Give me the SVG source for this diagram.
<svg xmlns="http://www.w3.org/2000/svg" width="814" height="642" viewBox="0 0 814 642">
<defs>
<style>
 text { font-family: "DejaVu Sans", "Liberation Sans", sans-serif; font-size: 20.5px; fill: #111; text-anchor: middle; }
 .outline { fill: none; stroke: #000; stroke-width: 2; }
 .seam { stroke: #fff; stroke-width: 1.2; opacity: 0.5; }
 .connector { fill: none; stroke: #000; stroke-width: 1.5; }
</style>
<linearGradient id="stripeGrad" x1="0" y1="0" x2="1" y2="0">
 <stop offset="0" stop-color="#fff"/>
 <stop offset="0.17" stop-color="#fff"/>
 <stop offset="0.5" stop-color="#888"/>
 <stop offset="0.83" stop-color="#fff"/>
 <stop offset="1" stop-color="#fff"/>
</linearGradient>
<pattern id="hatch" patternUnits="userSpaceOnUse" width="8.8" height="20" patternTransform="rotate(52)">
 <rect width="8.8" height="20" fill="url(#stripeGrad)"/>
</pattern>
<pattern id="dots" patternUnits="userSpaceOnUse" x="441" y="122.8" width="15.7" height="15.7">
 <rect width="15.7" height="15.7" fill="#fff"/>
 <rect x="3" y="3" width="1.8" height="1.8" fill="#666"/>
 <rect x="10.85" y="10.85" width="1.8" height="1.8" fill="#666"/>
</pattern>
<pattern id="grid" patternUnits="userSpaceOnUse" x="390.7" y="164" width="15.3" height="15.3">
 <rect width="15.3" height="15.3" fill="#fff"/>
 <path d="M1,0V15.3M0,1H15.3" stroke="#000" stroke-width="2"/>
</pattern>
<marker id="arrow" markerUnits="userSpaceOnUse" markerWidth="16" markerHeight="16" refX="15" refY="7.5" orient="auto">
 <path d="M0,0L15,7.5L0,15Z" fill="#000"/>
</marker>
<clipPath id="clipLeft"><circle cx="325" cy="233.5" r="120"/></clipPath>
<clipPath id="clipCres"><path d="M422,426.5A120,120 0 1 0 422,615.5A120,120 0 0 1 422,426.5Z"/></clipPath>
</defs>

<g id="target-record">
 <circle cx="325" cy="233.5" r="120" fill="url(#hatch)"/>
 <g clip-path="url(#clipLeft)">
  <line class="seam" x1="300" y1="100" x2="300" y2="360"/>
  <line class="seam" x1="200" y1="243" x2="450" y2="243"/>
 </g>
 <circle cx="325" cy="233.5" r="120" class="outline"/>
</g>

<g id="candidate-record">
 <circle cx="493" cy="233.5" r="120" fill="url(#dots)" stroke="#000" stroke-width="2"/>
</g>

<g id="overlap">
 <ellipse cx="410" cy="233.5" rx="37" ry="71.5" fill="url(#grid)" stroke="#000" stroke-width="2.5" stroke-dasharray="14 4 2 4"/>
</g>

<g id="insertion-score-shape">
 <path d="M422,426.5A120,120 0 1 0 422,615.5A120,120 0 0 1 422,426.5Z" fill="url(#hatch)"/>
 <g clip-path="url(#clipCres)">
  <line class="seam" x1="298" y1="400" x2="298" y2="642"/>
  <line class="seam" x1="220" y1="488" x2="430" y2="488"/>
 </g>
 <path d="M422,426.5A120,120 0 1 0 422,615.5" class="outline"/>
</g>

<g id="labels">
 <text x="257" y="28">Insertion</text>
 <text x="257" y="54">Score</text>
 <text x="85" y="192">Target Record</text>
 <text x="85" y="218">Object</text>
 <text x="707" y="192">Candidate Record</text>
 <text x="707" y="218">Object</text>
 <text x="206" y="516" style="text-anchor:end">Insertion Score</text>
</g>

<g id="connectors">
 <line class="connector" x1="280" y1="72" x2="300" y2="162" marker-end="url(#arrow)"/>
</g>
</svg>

Stated goal -
Restate the listing above word for word.

Response for this exercise -
Give me the SVG source for this diagram.
<svg xmlns="http://www.w3.org/2000/svg" width="814" height="642" viewBox="0 0 814 642">
<defs>
<style>
 text { font-family: "DejaVu Sans", "Liberation Sans", sans-serif; font-size: 20.5px; fill: #111; text-anchor: middle; }
 .outline { fill: none; stroke: #000; stroke-width: 2; }
 .seam { stroke: #fff; stroke-width: 1.2; opacity: 0.5; }
 .connector { fill: none; stroke: #000; stroke-width: 1.5; }
</style>
<linearGradient id="stripeGrad" x1="0" y1="0" x2="1" y2="0">
 <stop offset="0" stop-color="#fff"/>
 <stop offset="0.17" stop-color="#fff"/>
 <stop offset="0.5" stop-color="#888"/>
 <stop offset="0.83" stop-color="#fff"/>
 <stop offset="1" stop-color="#fff"/>
</linearGradient>
<pattern id="hatch" patternUnits="userSpaceOnUse" width="8.8" height="20" patternTransform="rotate(52)">
 <rect width="8.8" height="20" fill="url(#stripeGrad)"/>
</pattern>
<pattern id="dots" patternUnits="userSpaceOnUse" x="441" y="122.8" width="15.7" height="15.7">
 <rect width="15.7" height="15.7" fill="#fff"/>
 <rect x="3" y="3" width="1.8" height="1.8" fill="#666"/>
 <rect x="10.85" y="10.85" width="1.8" height="1.8" fill="#666"/>
</pattern>
<pattern id="grid" patternUnits="userSpaceOnUse" x="390.7" y="164" width="15.3" height="15.3">
 <rect width="15.3" height="15.3" fill="#fff"/>
 <path d="M1,0V15.3M0,1H15.3" stroke="#000" stroke-width="2"/>
</pattern>
<marker id="arrow" markerUnits="userSpaceOnUse" markerWidth="16" markerHeight="16" refX="15" refY="7.5" orient="auto">
 <path d="M0,0L15,7.5L0,15Z" fill="#000"/>
</marker>
<clipPath id="clipLeft"><circle cx="325" cy="233.5" r="120"/></clipPath>
<clipPath id="clipCres"><path d="M422,426.5A120,120 0 1 0 422,615.5A120,120 0 0 1 422,426.5Z"/></clipPath>
</defs>

<g id="target-record">
 <circle cx="325" cy="233.5" r="120" fill="url(#hatch)"/>
 <g clip-path="url(#clipLeft)">
  <line class="seam" x1="300" y1="100" x2="300" y2="360"/>
  <line class="seam" x1="200" y1="243" x2="450" y2="243"/>
 </g>
 <circle cx="325" cy="233.5" r="120" class="outline"/>
</g>

<g id="candidate-record">
 <circle cx="493" cy="233.5" r="120" fill="url(#dots)" stroke="#000" stroke-width="2"/>
</g>

<g id="overlap">
 <ellipse cx="410" cy="233.5" rx="37" ry="71.5" fill="url(#grid)" stroke="#000" stroke-width="2.5" stroke-dasharray="14 4 2 4"/>
</g>

<g id="insertion-score-shape">
 <path d="M422,426.5A120,120 0 1 0 422,615.5A120,120 0 0 1 422,426.5Z" fill="url(#hatch)"/>
 <g clip-path="url(#clipCres)">
  <line class="seam" x1="298" y1="400" x2="298" y2="642"/>
  <line class="seam" x1="220" y1="488" x2="430" y2="488"/>
 </g>
 <path d="M422,426.5A120,120 0 1 0 422,615.5" class="outline"/>
</g>

<g id="labels">
 <text x="257" y="28">Insertion</text>
 <text x="257" y="54">Score</text>
 <text x="85" y="192">Target Record</text>
 <text x="85" y="218">Object</text>
 <text x="707" y="192">Candidate Record</text>
 <text x="707" y="218">Object</text>
 <text x="206" y="516" style="text-anchor:end">Insertion Score</text>
</g>

<g id="connectors">
 <line class="connector" x1="280" y1="72" x2="300" y2="162" marker-end="url(#arrow)"/>
</g>
</svg>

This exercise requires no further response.